Recorded information:
"""

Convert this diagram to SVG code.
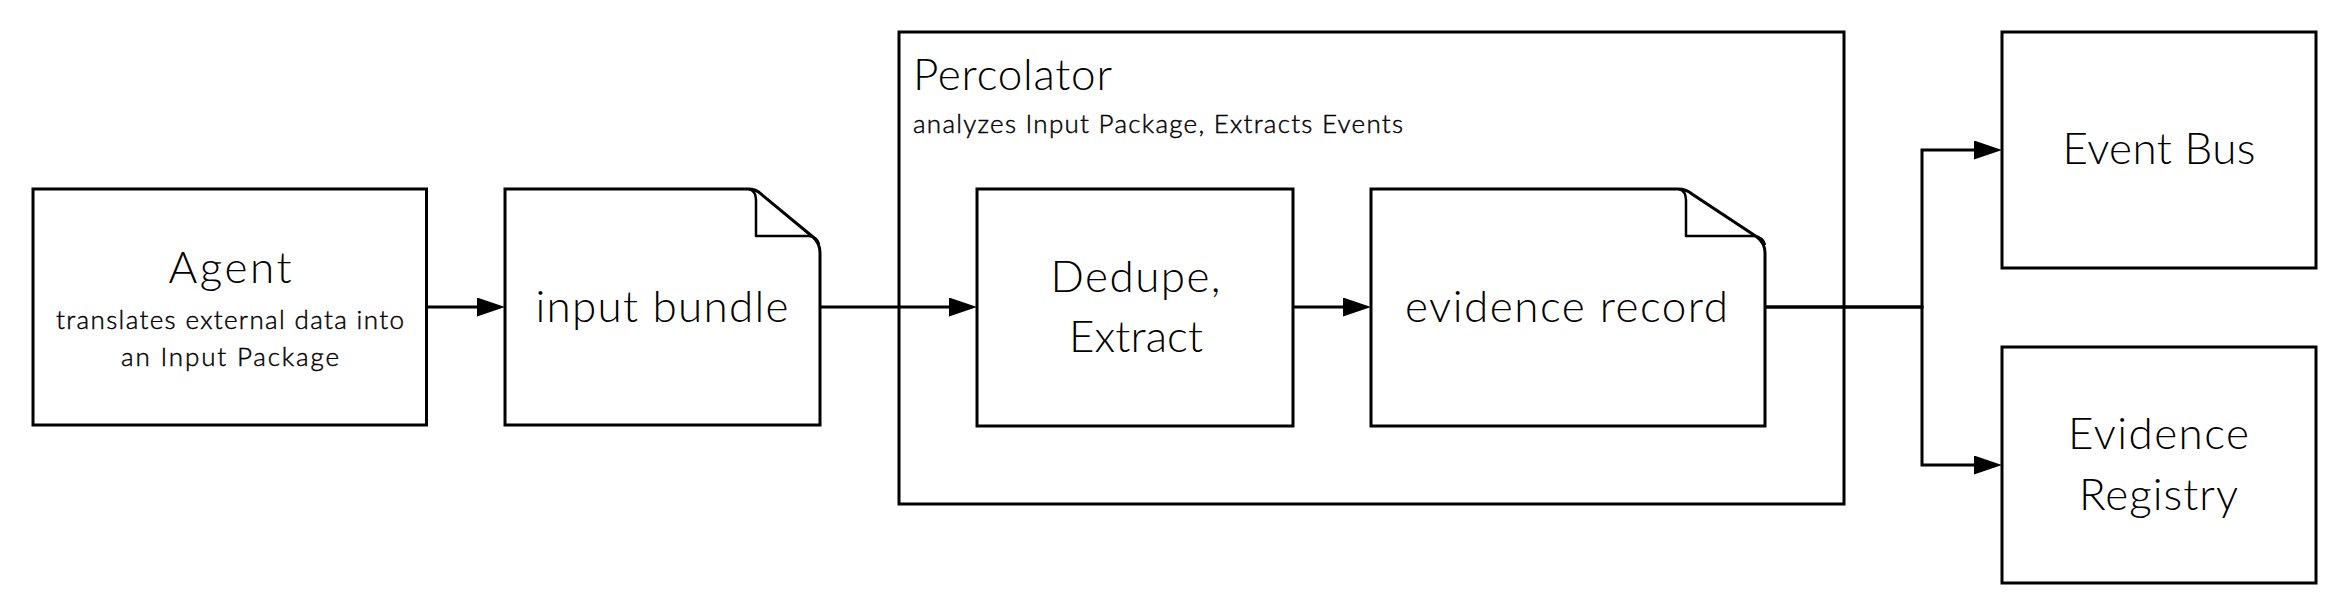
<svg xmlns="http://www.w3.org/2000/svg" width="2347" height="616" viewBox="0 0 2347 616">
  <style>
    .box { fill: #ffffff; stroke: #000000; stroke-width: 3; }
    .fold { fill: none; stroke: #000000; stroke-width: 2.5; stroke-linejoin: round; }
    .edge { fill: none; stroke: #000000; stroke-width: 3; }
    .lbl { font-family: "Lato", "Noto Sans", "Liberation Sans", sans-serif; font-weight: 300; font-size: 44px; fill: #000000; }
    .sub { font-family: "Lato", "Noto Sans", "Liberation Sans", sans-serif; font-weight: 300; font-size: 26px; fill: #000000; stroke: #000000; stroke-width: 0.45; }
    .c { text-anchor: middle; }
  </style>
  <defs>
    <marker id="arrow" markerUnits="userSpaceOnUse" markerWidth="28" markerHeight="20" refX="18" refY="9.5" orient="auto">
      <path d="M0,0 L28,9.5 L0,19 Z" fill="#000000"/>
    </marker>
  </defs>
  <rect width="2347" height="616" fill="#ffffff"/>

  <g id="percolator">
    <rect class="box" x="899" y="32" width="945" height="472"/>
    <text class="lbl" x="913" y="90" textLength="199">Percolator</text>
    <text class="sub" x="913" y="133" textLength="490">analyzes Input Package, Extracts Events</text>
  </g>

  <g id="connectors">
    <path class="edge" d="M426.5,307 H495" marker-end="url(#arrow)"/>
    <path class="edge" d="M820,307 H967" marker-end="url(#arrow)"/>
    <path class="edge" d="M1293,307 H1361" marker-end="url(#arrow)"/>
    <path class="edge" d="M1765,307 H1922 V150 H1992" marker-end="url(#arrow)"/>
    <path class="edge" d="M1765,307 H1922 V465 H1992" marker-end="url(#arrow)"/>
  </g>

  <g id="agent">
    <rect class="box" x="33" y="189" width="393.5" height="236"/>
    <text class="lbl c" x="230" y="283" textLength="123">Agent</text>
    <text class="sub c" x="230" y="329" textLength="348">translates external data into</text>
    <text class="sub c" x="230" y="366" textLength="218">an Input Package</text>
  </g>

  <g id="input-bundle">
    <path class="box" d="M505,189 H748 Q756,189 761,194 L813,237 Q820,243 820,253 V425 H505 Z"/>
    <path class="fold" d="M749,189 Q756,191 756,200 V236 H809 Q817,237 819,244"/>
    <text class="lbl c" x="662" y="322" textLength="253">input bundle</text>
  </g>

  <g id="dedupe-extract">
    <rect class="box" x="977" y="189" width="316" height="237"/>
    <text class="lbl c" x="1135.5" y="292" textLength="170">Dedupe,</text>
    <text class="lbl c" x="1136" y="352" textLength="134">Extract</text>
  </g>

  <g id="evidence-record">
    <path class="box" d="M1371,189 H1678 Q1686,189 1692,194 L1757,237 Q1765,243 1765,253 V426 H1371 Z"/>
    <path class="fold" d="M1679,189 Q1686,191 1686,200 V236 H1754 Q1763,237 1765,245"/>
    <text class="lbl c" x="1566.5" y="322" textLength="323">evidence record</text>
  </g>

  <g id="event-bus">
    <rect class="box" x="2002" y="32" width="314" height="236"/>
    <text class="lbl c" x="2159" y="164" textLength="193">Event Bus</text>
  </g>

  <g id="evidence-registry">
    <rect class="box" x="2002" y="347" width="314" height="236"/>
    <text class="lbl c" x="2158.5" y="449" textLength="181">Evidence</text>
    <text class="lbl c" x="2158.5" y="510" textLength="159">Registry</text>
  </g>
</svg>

"""

Directions: Retype everything in the material word for word, minus pictures.

Answer below:
Convert this diagram to SVG code.
<svg xmlns="http://www.w3.org/2000/svg" width="2347" height="616" viewBox="0 0 2347 616">
  <style>
    .box { fill: #ffffff; stroke: #000000; stroke-width: 3; }
    .fold { fill: none; stroke: #000000; stroke-width: 2.5; stroke-linejoin: round; }
    .edge { fill: none; stroke: #000000; stroke-width: 3; }
    .lbl { font-family: "Lato", "Noto Sans", "Liberation Sans", sans-serif; font-weight: 300; font-size: 44px; fill: #000000; }
    .sub { font-family: "Lato", "Noto Sans", "Liberation Sans", sans-serif; font-weight: 300; font-size: 26px; fill: #000000; stroke: #000000; stroke-width: 0.45; }
    .c { text-anchor: middle; }
  </style>
  <defs>
    <marker id="arrow" markerUnits="userSpaceOnUse" markerWidth="28" markerHeight="20" refX="18" refY="9.5" orient="auto">
      <path d="M0,0 L28,9.5 L0,19 Z" fill="#000000"/>
    </marker>
  </defs>
  <rect width="2347" height="616" fill="#ffffff"/>

  <g id="percolator">
    <rect class="box" x="899" y="32" width="945" height="472"/>
    <text class="lbl" x="913" y="90" textLength="199">Percolator</text>
    <text class="sub" x="913" y="133" textLength="490">analyzes Input Package, Extracts Events</text>
  </g>

  <g id="connectors">
    <path class="edge" d="M426.5,307 H495" marker-end="url(#arrow)"/>
    <path class="edge" d="M820,307 H967" marker-end="url(#arrow)"/>
    <path class="edge" d="M1293,307 H1361" marker-end="url(#arrow)"/>
    <path class="edge" d="M1765,307 H1922 V150 H1992" marker-end="url(#arrow)"/>
    <path class="edge" d="M1765,307 H1922 V465 H1992" marker-end="url(#arrow)"/>
  </g>

  <g id="agent">
    <rect class="box" x="33" y="189" width="393.5" height="236"/>
    <text class="lbl c" x="230" y="283" textLength="123">Agent</text>
    <text class="sub c" x="230" y="329" textLength="348">translates external data into</text>
    <text class="sub c" x="230" y="366" textLength="218">an Input Package</text>
  </g>

  <g id="input-bundle">
    <path class="box" d="M505,189 H748 Q756,189 761,194 L813,237 Q820,243 820,253 V425 H505 Z"/>
    <path class="fold" d="M749,189 Q756,191 756,200 V236 H809 Q817,237 819,244"/>
    <text class="lbl c" x="662" y="322" textLength="253">input bundle</text>
  </g>

  <g id="dedupe-extract">
    <rect class="box" x="977" y="189" width="316" height="237"/>
    <text class="lbl c" x="1135.5" y="292" textLength="170">Dedupe,</text>
    <text class="lbl c" x="1136" y="352" textLength="134">Extract</text>
  </g>

  <g id="evidence-record">
    <path class="box" d="M1371,189 H1678 Q1686,189 1692,194 L1757,237 Q1765,243 1765,253 V426 H1371 Z"/>
    <path class="fold" d="M1679,189 Q1686,191 1686,200 V236 H1754 Q1763,237 1765,245"/>
    <text class="lbl c" x="1566.5" y="322" textLength="323">evidence record</text>
  </g>

  <g id="event-bus">
    <rect class="box" x="2002" y="32" width="314" height="236"/>
    <text class="lbl c" x="2159" y="164" textLength="193">Event Bus</text>
  </g>

  <g id="evidence-registry">
    <rect class="box" x="2002" y="347" width="314" height="236"/>
    <text class="lbl c" x="2158.5" y="449" textLength="181">Evidence</text>
    <text class="lbl c" x="2158.5" y="510" textLength="159">Registry</text>
  </g>
</svg>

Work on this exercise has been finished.